Nevertheless, Rob Jones, a director general at the NCA, said: “Strong encryption protects users’ privacy and can provide many benefits, but any move to E2EE [end-to-end encryption] also needs to include measures which maintain the ability to protect children and identify images of abuse. A jump to E2EE without this capability risks turning the lights out for law enforcement worldwide.”

Last year the NCA, which fights serious and organised crime, said serial sex offender David Wilson had used Facebook Messenger and claimed he might have escaped justice if his messages had been end-to-end encrypted.

Jones said tipoffs from tech companies on illegal content played a significant role in combatting abuse. “The nub of the cyber tip regime, used by industry to report child sexual abuse, is content and that allows a very fast dynamic law enforcement response because it enables us to develop suspicion, belief or in other jurisdictions, probable cause.
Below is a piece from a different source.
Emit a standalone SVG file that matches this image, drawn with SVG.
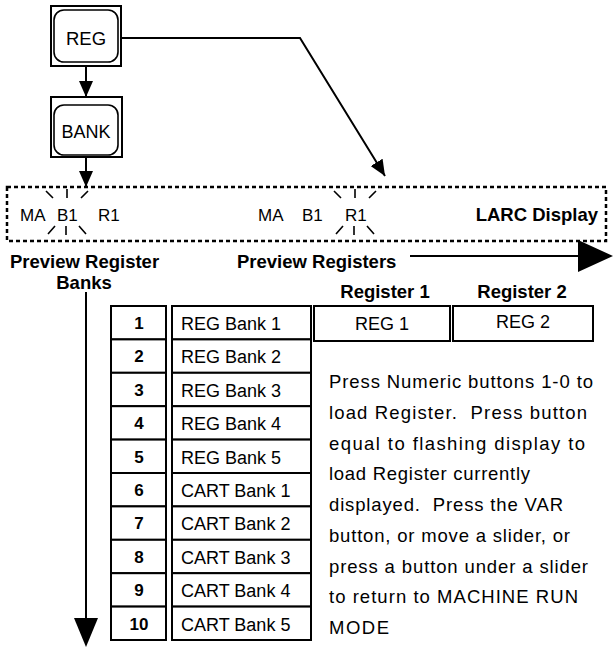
<svg xmlns="http://www.w3.org/2000/svg" width="613" height="648" viewBox="0 0 613 648">
<style>
text{font-family:"Liberation Sans",Arial,sans-serif;fill:#000}
.b{font-weight:bold;font-size:18.5px}
.n{font-size:17px}
.p{font-size:18.5px}
.bank{font-size:18px}
.num{font-weight:bold;font-size:17px;text-anchor:middle}
.cell{fill:#fff;stroke:#000;stroke-width:2}
.ln{fill:none;stroke:#000;stroke-width:2}
.st{stroke:#000;stroke-width:1.6;fill:none}
</style>
<defs>
<marker id="ah2" viewBox="0 0 16 14" refX="16" refY="7" markerWidth="16" markerHeight="14" markerUnits="userSpaceOnUse" orient="auto"><path d="M0,0 L16,7 L0,14 z" fill="#000"/></marker>
<g id="star" class="st">
<path d="M-21,-21 L-14,-14 M0,-23 L0,-14 M14,-14 L21,-21 M-19,22 L-12,14 M-1,14 L-1,23 M12,14 L19,22"/>
</g>
</defs>

<g id="reg">
<rect x="51" y="6" width="70" height="60" fill="#fff" stroke="#000" stroke-width="2"/>
<rect x="54" y="10" width="64" height="52" rx="10" fill="#fff" stroke="#000" stroke-width="1.6"/>
<text x="86" y="45" font-size="18.5" text-anchor="middle">REG</text>
</g>
<g id="bank">
<rect x="51" y="97" width="71" height="60" fill="#fff" stroke="#000" stroke-width="2"/>
<rect x="54" y="105" width="64" height="50" rx="10" fill="#fff" stroke="#000" stroke-width="1.6"/>
<text x="86" y="138" font-size="18" text-anchor="middle">BANK</text>
</g>

<g id="larc-display">
<rect x="7" y="187" width="599" height="54" fill="none" stroke="#000" stroke-width="2.5" stroke-dasharray="4,3"/>
<text x="20" y="221" class="n">MA</text>
<text x="57" y="221" class="n">B1</text>
<text x="98" y="221" class="n">R1</text>
<use href="#star" x="67" y="212"/>
<text x="258" y="221" class="n">MA</text>
<text x="302" y="221" class="n">B1</text>
<text x="345" y="221" class="n">R1</text>
<use href="#star" x="355" y="212"/>
<text x="598" y="221" class="b" text-anchor="end">LARC Display</text>
</g>

<g id="labels">
<text x="10" y="268" class="b">Preview Register</text>
<text x="84" y="289" class="b" text-anchor="middle">Banks</text>
<text x="237" y="268" class="b">Preview Registers</text>
<text x="385" y="298" class="b" text-anchor="middle">Register 1</text>
<text x="522" y="298" class="b" text-anchor="middle">Register 2</text>
</g>

<g id="connectors">
<line x1="86" y1="66" x2="86" y2="97" class="ln" marker-end="url(#ah2)"/>
<line x1="86" y1="157" x2="86" y2="187" class="ln" marker-end="url(#ah2)"/>
<polyline points="121,38 300,38 385,176" class="ln" marker-end="url(#ah2)"/>
<line x1="410" y1="256" x2="580" y2="256" class="ln"/>
<path d="M578,240 L613,256 L578,272 z" fill="#000"/>
<line x1="86" y1="292" x2="86" y2="619" class="ln"/>
<path d="M74,618 L98,618 L86,647 z" fill="#000"/>
</g>

<g id="banks-table">
<rect x="111" y="306" width="55" height="33.4" class="cell"/><text x="139" y="329" class="num">1</text>
<rect x="111" y="339.4" width="55" height="33.4" class="cell"/><text x="139" y="362.4" class="num">2</text>
<rect x="111" y="372.8" width="55" height="33.4" class="cell"/><text x="139" y="395.8" class="num">3</text>
<rect x="111" y="406.2" width="55" height="33.4" class="cell"/><text x="139" y="429.2" class="num">4</text>
<rect x="111" y="439.6" width="55" height="33.4" class="cell"/><text x="139" y="462.6" class="num">5</text>
<rect x="111" y="473" width="55" height="33.4" class="cell"/><text x="139" y="496" class="num">6</text>
<rect x="111" y="506.4" width="55" height="33.4" class="cell"/><text x="139" y="529.4" class="num">7</text>
<rect x="111" y="539.8" width="55" height="33.4" class="cell"/><text x="139" y="562.8" class="num">8</text>
<rect x="111" y="573.2" width="55" height="33.4" class="cell"/><text x="139" y="596.2" class="num">9</text>
<rect x="111" y="606.6" width="55" height="33.4" class="cell"/><text x="139" y="629.6" class="num">10</text>

<rect x="172" y="306" width="139" height="33.4" class="cell"/><text x="181" y="330" class="bank">REG Bank 1</text>
<rect x="172" y="339.4" width="139" height="33.4" class="cell"/><text x="181" y="363.4" class="bank">REG Bank 2</text>
<rect x="172" y="372.8" width="139" height="33.4" class="cell"/><text x="181" y="396.8" class="bank">REG Bank 3</text>
<rect x="172" y="406.2" width="139" height="33.4" class="cell"/><text x="181" y="430.2" class="bank">REG Bank 4</text>
<rect x="172" y="439.6" width="139" height="33.4" class="cell"/><text x="181" y="463.6" class="bank">REG Bank 5</text>
<rect x="172" y="473" width="139" height="33.4" class="cell"/><text x="181" y="497" class="bank">CART Bank 1</text>
<rect x="172" y="506.4" width="139" height="33.4" class="cell"/><text x="181" y="530.4" class="bank">CART Bank 2</text>
<rect x="172" y="539.8" width="139" height="33.4" class="cell"/><text x="181" y="563.8" class="bank">CART Bank 3</text>
<rect x="172" y="573.2" width="139" height="33.4" class="cell"/><text x="181" y="597.2" class="bank">CART Bank 4</text>
<rect x="172" y="606.6" width="139" height="33.4" class="cell"/><text x="181" y="630.6" class="bank">CART Bank 5</text>
</g>

<g id="registers">
<rect x="314" y="306" width="136" height="35" class="cell"/><text x="382" y="330" class="bank" text-anchor="middle">REG 1</text>
<rect x="453" y="306" width="140" height="35" class="cell"/><text x="523" y="328" class="bank" text-anchor="middle">REG 2</text>
</g>

<g id="instructions" class="p">
<text x="329" y="388" textLength="264" lengthAdjust="spacing">Press Numeric buttons 1-0 to</text>
<text x="329" y="418.75" textLength="258" lengthAdjust="spacing">load Register.&#160; Press button</text>
<text x="329" y="449.5" textLength="256" lengthAdjust="spacing">equal to flashing display to</text>
<text x="329" y="480.25" textLength="201" lengthAdjust="spacing">load Register currently</text>
<text x="329" y="511" textLength="234" lengthAdjust="spacing">displayed.&#160; Press the VAR</text>
<text x="329" y="541.75" textLength="241" lengthAdjust="spacing">button, or move a slider, or</text>
<text x="329" y="572.5" textLength="259" lengthAdjust="spacing">press a button under a slider</text>
<text x="329" y="603.25" textLength="249" lengthAdjust="spacing">to return to MACHINE RUN</text>
<text x="329" y="634" textLength="60" lengthAdjust="spacing">MODE</text>
</g>
</svg>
That content will go if the current privacy model lands in the way it’s been described. So all those tips are at risk – all of those tips.”

Stephen Bonner, the ICO’s executive director for innovation and technology, said on Friday that accessing encrypted content was not the only way to catch abusers. He pointed to other methods used by law enforcement including infiltrating abuse rings, listening to reports from children targeted by abusers and using evidence from convicted abusers.

Child safety campaigners have said the encryption plans would prevent law enforcement and tech platforms from seeing messages by ensuring that only the sender and recipient can view their content – a process known as end-to-end encryption. This week a new government-backed campaign was launched saying strong encryption risked “blindfolding” social media companies to abuse.

People’s data in the UK is covered by the General Data Protection Regulation, which states that encryption is one of the security measures that processors and controllers of data – like social media companies – should consider in relation to keeping data secure.